Code that draws figures
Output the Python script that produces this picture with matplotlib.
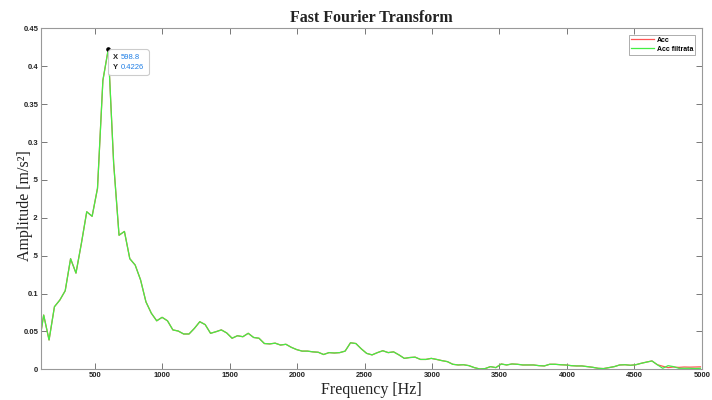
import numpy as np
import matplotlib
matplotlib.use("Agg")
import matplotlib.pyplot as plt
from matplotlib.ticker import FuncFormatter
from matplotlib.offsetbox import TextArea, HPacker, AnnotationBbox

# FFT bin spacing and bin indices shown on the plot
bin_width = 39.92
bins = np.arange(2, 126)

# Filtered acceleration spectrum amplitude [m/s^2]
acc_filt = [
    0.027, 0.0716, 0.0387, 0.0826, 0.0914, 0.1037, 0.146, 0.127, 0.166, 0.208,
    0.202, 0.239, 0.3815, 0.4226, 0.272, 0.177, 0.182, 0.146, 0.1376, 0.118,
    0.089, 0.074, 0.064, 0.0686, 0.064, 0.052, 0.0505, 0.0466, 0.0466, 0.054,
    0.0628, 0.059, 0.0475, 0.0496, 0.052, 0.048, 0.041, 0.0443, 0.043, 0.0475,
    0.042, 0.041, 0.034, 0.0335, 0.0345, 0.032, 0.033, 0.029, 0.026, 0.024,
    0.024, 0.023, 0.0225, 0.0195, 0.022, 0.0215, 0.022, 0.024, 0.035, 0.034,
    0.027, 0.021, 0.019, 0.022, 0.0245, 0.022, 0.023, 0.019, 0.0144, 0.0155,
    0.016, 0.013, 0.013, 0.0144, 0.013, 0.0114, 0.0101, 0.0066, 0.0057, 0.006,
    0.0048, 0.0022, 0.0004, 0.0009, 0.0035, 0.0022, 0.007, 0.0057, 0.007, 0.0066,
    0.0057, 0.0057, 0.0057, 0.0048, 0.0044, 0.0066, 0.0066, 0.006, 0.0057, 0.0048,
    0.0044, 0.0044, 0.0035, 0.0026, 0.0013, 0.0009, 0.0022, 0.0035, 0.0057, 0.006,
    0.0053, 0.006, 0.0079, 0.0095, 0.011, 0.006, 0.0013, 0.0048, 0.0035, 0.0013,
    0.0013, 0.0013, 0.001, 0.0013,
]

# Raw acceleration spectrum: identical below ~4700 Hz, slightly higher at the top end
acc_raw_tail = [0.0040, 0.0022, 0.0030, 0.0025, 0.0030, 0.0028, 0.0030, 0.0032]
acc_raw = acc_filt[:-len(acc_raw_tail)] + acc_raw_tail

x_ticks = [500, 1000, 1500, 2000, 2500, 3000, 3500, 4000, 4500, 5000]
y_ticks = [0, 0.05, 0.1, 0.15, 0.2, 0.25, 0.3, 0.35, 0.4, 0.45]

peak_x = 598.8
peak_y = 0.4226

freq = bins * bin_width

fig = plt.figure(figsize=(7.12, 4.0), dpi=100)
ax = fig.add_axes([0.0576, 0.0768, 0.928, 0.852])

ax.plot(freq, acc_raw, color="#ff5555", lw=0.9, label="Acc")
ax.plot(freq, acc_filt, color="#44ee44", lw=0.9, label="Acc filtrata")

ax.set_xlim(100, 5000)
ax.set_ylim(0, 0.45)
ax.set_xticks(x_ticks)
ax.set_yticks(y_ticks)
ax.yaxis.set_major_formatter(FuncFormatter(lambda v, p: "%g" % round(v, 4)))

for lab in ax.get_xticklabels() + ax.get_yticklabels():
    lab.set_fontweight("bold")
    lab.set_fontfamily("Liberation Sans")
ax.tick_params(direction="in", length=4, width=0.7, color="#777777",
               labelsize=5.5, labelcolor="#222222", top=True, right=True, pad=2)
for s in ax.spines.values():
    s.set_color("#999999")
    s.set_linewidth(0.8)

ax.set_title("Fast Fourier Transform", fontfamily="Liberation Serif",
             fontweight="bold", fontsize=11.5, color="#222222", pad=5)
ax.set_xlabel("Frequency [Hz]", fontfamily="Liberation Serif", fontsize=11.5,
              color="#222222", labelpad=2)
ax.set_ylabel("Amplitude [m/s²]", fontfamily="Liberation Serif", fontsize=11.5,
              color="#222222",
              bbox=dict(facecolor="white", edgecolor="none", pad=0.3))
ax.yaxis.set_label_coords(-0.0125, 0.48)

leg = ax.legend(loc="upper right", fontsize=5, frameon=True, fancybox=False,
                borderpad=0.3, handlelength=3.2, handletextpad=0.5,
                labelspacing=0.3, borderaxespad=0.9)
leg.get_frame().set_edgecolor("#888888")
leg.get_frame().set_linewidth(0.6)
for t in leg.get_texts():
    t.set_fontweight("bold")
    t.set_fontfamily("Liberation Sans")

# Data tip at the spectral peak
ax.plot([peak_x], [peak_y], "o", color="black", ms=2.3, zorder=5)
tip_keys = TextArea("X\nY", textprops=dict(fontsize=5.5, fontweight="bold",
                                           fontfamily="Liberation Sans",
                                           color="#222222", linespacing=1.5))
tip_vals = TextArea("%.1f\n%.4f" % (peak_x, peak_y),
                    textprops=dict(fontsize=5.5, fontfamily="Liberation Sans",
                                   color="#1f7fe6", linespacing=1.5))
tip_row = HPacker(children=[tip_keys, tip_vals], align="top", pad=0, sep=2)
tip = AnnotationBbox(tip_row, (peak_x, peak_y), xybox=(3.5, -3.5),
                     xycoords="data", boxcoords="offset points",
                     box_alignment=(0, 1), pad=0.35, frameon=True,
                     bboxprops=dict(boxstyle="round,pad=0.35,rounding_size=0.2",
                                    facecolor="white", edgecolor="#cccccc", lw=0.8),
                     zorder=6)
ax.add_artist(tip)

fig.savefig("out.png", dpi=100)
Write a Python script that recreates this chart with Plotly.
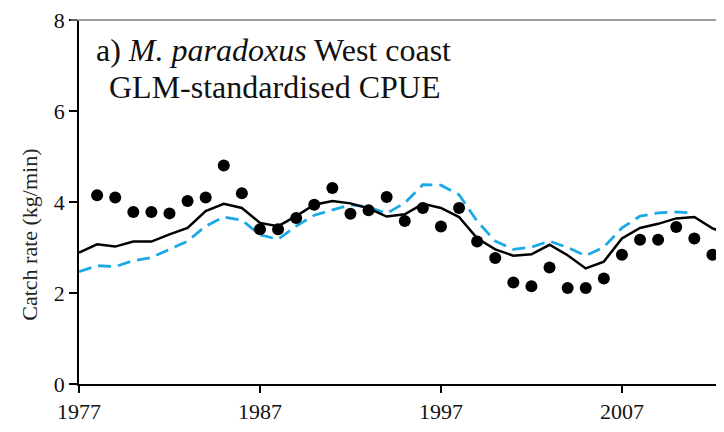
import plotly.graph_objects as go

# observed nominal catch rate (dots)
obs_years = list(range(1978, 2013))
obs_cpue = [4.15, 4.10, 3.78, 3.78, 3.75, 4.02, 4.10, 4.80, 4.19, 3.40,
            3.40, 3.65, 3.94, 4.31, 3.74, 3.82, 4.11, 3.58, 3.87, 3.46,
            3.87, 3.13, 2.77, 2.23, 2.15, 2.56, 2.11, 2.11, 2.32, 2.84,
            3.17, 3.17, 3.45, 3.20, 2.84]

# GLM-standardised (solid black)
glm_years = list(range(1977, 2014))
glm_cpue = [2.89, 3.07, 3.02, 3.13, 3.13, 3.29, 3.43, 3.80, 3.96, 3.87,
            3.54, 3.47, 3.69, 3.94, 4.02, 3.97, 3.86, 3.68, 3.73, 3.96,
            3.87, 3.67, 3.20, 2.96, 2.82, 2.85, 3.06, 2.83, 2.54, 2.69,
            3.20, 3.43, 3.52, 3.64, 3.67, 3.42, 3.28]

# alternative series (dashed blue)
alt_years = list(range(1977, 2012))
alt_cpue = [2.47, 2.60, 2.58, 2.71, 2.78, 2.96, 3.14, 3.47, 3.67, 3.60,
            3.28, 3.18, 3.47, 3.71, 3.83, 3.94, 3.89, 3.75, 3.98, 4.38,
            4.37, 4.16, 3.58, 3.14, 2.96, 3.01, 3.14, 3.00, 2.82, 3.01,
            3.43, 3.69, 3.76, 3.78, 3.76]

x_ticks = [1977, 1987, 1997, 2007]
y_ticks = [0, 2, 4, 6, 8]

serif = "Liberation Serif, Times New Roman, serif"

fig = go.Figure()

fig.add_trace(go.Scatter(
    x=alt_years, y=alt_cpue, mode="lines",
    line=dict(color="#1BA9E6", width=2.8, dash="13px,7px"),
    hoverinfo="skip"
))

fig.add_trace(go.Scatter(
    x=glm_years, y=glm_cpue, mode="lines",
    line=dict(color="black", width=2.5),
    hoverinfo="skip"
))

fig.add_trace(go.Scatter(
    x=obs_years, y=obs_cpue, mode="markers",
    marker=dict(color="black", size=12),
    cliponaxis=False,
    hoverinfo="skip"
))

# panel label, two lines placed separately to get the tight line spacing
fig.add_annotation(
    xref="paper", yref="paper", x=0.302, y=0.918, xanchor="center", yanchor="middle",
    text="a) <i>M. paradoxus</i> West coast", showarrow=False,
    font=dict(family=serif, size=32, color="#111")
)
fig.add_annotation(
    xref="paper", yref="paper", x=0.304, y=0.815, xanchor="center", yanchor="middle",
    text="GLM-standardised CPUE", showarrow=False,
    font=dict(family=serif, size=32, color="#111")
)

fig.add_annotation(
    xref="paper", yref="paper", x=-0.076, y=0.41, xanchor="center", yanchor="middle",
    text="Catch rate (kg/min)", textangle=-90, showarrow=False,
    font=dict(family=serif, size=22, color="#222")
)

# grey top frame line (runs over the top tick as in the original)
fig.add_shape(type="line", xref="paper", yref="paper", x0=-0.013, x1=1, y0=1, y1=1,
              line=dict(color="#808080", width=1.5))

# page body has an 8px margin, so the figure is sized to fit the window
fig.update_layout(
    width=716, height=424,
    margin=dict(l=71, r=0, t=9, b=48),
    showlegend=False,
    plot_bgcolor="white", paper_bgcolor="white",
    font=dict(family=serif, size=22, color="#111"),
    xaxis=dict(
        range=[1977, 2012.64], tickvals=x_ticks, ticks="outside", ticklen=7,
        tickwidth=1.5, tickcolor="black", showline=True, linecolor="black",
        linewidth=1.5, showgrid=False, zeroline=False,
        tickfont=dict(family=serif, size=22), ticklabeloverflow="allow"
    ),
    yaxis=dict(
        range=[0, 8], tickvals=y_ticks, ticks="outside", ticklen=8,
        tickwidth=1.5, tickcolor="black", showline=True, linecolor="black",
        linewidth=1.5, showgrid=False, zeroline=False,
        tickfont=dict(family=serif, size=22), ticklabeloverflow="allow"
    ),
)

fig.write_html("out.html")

### What is expected
Without the pictures, copy the entries from their first line through the line containing "bins = np.arange(2, 126)", and only those lines.

### Problem solution
Output the Python script that produces this picture with matplotlib.
import numpy as np
import matplotlib
matplotlib.use("Agg")
import matplotlib.pyplot as plt
from matplotlib.ticker import FuncFormatter
from matplotlib.offsetbox import TextArea, HPacker, AnnotationBbox

# FFT bin spacing and bin indices shown on the plot
bin_width = 39.92
bins = np.arange(2, 126)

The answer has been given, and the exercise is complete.